Prosecutors later dropped the charge. But the case has grown into a First Amendment and student-rights dispute in Anne Arundel Circuit Court.
The guardians of the boy, whose name has not been released because of his age, have sued the county school system, arguing that children have a constitutional freedom to express private musings in a journal-like notebook. The school system's request to have the suit dismissed is pending.
School officials maintain that it is unreasonable to think teachers and administrators would not act on what looked like a bomb threat, or that the child would not be disciplined.
"What this child did -- he committed a thought," said Marc A. Greidinger, the attorney for the boy. "I hate to think how many years I would have spent expelled from school if my principal reviewed every single document in my notebooks. I think every student is in that boat. You don't achieve anything in teaching kids when you teach them to repress their own thoughts."
Countered P. Tyson Bennett, attorney for the school board: "To say pretty much anything written in your notebook is private is absurd. What he wrote could not be interpreted any other way."
Law isn't clear
Legal experts say the issue is not as clear as either attorney sees it. As bomb scares proliferate and youthful violence turns deadly, they say schools are left to search for the dividing line between private doodlings and real threats, between harmless fantasies and public dangers, between thoughts and behaviors.
In the 1997-1998 academic year, Anne Arundel schools logged 153 bomb threats, for which 55 children were arrested.
"It's a tough issue for everyone," said Monique Clague, professor emeritus of education law and policy at the University of Maryland, College Park. Adults do not want the suspension to haunt the child forever. But school officials have legitimate safety concerns, she said.
In the lawsuit filed in March, the child's guardians are asking a judge to stop the school system from expelling and suspending students "for statements that are not intended to be acted upon as bomb threats," to order the boy's discipline record expunged, and to award the child $250,000 in compensatory and punitive damages.
Greidinger said the school's reaction constitutes a prior restraint on the youngster's "speech and freedom of thought," infringing on his First Amendment rights, and the suspension violated his 14th Amendment due process rights.
Principal Diane Lenzi declined to discuss the specific incident, but said, "I'd rather go the extra step, and go the length, to protect everyone in the school."
In a separate appeal, the family asked the court to overturn the suspension of the boy, who will enter eighth grade in the fall. This month, Circuit Judge Eugene M. Lerner denied the family's request to combine the two cases.
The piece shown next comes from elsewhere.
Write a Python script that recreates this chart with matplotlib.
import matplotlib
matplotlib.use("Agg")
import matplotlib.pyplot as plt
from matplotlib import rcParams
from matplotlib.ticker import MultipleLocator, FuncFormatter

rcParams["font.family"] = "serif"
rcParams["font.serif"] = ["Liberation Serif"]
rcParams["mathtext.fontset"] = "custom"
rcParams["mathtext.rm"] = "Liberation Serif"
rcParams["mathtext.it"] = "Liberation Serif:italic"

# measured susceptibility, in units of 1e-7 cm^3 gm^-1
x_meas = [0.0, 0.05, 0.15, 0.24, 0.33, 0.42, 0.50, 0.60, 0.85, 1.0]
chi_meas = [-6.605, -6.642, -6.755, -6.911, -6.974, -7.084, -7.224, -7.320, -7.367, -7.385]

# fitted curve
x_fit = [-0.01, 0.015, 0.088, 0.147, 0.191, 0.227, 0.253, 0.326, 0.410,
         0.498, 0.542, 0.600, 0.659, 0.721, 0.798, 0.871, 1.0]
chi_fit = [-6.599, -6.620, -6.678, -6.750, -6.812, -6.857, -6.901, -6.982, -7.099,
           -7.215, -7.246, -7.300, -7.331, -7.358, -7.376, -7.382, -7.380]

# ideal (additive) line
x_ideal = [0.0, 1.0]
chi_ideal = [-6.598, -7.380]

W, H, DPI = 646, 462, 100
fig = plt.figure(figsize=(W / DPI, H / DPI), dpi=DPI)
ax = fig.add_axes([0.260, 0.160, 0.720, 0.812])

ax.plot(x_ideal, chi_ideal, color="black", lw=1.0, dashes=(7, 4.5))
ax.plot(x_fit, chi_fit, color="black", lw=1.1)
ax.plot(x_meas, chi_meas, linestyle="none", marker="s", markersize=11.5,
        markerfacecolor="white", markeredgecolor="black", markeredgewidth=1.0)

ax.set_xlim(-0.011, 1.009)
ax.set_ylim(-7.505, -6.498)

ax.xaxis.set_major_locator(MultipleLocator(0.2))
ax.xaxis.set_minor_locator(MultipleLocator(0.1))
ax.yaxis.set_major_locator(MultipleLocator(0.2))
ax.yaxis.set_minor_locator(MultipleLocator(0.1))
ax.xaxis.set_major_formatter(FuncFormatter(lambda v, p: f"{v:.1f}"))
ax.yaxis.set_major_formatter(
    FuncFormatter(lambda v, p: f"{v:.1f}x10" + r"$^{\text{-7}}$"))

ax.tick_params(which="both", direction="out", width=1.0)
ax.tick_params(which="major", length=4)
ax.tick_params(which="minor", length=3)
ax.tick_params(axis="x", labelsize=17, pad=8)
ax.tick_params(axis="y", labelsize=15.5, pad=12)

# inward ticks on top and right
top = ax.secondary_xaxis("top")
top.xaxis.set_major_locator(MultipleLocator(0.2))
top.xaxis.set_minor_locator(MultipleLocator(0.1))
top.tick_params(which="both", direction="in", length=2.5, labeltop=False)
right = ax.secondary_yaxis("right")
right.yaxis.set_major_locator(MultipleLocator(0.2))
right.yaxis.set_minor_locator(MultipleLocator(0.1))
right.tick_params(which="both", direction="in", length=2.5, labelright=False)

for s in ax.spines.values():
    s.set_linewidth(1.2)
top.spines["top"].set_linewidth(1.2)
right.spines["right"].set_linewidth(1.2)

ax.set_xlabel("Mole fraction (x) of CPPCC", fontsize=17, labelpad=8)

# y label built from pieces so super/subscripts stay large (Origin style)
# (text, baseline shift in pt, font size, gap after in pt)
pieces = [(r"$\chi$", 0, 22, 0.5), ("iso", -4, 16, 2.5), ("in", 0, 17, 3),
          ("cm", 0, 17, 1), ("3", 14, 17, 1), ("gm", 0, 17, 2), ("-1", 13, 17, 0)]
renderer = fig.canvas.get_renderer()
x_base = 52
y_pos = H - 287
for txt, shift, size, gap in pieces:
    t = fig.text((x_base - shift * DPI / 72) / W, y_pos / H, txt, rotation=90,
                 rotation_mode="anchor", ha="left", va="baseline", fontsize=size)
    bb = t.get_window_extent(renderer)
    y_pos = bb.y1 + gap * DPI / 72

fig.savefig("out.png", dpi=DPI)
Many of the court files, including transcripts from the boy's hearing before the county school board, are sealed, but the state school board in October found no evidence that the child intended to transmit his remark to anyone. One pupil sitting near him might have seen the note, the records indicate, but it wasn't clear why the other children were giggling. The state board upheld the suspension.
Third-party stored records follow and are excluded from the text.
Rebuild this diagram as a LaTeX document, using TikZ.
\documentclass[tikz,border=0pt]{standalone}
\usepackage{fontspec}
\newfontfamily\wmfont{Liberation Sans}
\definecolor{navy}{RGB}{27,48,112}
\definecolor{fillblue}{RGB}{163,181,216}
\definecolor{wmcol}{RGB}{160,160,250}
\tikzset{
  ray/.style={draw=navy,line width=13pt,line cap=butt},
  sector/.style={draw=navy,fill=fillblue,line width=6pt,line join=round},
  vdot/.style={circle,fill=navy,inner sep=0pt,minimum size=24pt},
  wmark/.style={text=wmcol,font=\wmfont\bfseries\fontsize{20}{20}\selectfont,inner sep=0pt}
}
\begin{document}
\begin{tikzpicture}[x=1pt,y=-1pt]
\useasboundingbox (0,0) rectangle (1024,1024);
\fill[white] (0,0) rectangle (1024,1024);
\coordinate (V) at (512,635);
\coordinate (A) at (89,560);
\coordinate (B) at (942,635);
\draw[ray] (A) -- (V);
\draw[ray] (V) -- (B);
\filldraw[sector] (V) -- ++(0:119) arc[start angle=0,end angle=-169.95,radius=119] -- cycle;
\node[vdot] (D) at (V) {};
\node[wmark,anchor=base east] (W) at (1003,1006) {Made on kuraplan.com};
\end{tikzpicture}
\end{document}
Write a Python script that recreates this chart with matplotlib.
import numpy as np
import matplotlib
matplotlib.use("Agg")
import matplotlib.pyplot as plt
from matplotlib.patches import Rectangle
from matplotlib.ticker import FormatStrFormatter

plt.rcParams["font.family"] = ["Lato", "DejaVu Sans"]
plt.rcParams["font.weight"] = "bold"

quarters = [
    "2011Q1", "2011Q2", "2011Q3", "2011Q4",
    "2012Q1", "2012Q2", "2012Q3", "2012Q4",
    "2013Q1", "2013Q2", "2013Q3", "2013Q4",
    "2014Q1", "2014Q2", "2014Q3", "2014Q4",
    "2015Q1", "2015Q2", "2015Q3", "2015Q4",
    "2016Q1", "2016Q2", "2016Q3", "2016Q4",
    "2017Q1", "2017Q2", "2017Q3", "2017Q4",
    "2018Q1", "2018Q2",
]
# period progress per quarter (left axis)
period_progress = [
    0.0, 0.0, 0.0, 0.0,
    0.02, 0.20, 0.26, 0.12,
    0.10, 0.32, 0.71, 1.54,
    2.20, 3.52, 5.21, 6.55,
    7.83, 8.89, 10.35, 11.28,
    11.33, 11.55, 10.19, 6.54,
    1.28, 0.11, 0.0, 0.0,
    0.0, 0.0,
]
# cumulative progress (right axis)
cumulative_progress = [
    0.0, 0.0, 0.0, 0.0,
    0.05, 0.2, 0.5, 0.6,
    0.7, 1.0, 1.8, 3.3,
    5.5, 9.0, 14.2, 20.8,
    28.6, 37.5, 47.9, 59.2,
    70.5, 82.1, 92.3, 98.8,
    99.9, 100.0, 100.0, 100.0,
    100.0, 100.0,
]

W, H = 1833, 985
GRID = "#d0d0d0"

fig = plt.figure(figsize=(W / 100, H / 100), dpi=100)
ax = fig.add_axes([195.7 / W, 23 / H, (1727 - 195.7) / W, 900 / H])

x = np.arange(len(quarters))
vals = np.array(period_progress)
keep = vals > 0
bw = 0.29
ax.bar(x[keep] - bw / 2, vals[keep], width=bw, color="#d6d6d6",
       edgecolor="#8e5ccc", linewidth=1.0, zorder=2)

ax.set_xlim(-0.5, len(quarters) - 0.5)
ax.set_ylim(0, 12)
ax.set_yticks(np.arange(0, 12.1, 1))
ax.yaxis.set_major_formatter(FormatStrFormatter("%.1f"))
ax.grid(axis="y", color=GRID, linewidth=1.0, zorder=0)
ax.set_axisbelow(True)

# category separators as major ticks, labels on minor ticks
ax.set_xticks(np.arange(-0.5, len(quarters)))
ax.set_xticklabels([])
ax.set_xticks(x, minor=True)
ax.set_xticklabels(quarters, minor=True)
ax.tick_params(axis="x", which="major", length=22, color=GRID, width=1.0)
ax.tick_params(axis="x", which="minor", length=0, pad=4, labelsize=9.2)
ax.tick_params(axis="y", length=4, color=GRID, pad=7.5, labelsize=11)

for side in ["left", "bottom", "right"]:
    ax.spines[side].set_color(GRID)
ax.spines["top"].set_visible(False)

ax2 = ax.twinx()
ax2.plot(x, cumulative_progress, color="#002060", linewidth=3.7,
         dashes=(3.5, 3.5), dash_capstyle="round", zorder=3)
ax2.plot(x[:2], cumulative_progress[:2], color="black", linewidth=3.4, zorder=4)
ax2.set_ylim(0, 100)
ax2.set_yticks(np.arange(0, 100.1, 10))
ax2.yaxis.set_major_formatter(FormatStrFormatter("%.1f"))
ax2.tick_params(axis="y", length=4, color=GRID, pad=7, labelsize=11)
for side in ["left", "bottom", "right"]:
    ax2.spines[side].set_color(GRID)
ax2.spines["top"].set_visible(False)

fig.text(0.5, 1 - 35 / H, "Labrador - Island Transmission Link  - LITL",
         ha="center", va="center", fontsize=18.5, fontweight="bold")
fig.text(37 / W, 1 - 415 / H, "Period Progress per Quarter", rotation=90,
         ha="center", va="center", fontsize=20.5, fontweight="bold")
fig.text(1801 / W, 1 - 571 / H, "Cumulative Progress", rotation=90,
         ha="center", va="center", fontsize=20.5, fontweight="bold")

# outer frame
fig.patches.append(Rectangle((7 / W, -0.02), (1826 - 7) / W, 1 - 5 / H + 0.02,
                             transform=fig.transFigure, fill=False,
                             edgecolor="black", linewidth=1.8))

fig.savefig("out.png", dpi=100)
The county school board's attorney has said nobody knows what the student intended, so administrators must take every threat seriously. Once the teacher saw the notebook, the school followed procedures.
Personal notebooks
Greidinger contends the boy kept a personal notebook in which he drew pictures, mused about which students might "like each other," and jotted his thoughts. That morning, to get the bomb threat thoughts out of his head, he hid the notebook in his lap under his desk, and wrote the words that got him suspended, Greidinger said. But, he argued, the content of personal notebooks is not regulated by school. He accused administrators of violating federal laws that require keeping student records private.
Police charged the boy with making a bomb threat, and he was taken to the Thomas J. S. Waxter Children's Center in Laurel, a juvenile jail, to spend the night.
Greidinger said the boy was taunted the next day, a relative became ill because of the stress, and the family became the subject of gossip.
What makes it a threat
Michael Bergeson, the assistant state's attorney who handled the case, was the one who decided to drop the charge. "I said, 'That's not a crime,' " You've got to transmit it with the intent that it be acted upon."
One question the case addresses is whether a threat can be unintended. If a threat has not been shown to anyone, is it a threat? How does an administrator determine whether he or she has discovered a threat before it was delivered, or simply stumbled on a meaningless scribble?
"If the teacher sees it before it goes public, is the teacher supposed to say, 'Whoops, I shouldn't have seen that, please make it public?'?" said David S. Bogen, associate dean of academic affairs at the University of Maryland School of Law.
Students' rights
Students have rights -- although fewer in school than outside it -- that officials must balance, Bogen said. The difficulty is that students are free to express themselves, but not to make threats, and the words and circumstances often lead to a hazy zone.
"How much of all this is constitutional, we are still sorting out," Bogen said.
Michael Hiestand, attorney for the Student Press Law Center in Arlington, Va., said, "We can't go completely bonkers on these things" in the name of vigilance.
"Does a student who carries a diary or a journal into school forfeit a privacy right? I think the answer is no," said Dwight Sullivan, staff counsel with the American Civil Liberties Union of Maryland.
But Edward C. Darden, lawyer with the National School Board Association Council of School Attorneys, said he believes it's a "very close question of whether this is a private diary."
Privacy on computers
The question of students' private writings becoming public is increasing with the use of computers, lawyers said.
At Kent Island High School, a teacher going through a student's computer files in May discovered a 7-month-old hit list. The student was suspended while administrators investigated. Police did not charge the student, and she obtained the required clearance from a psychiatrist to return from suspension. She missed about two weeks.
"I understand a child saying, 'I didn't intend to show it,' " Kent High Principal James Bennett said. "But those statements can be very destructive to a school community, not just in the actions, but in the fear that begins to develop."
There is one key difference between the student's notebook and the student's computer file.
"The file belongs to the school, not the student," Bennett said.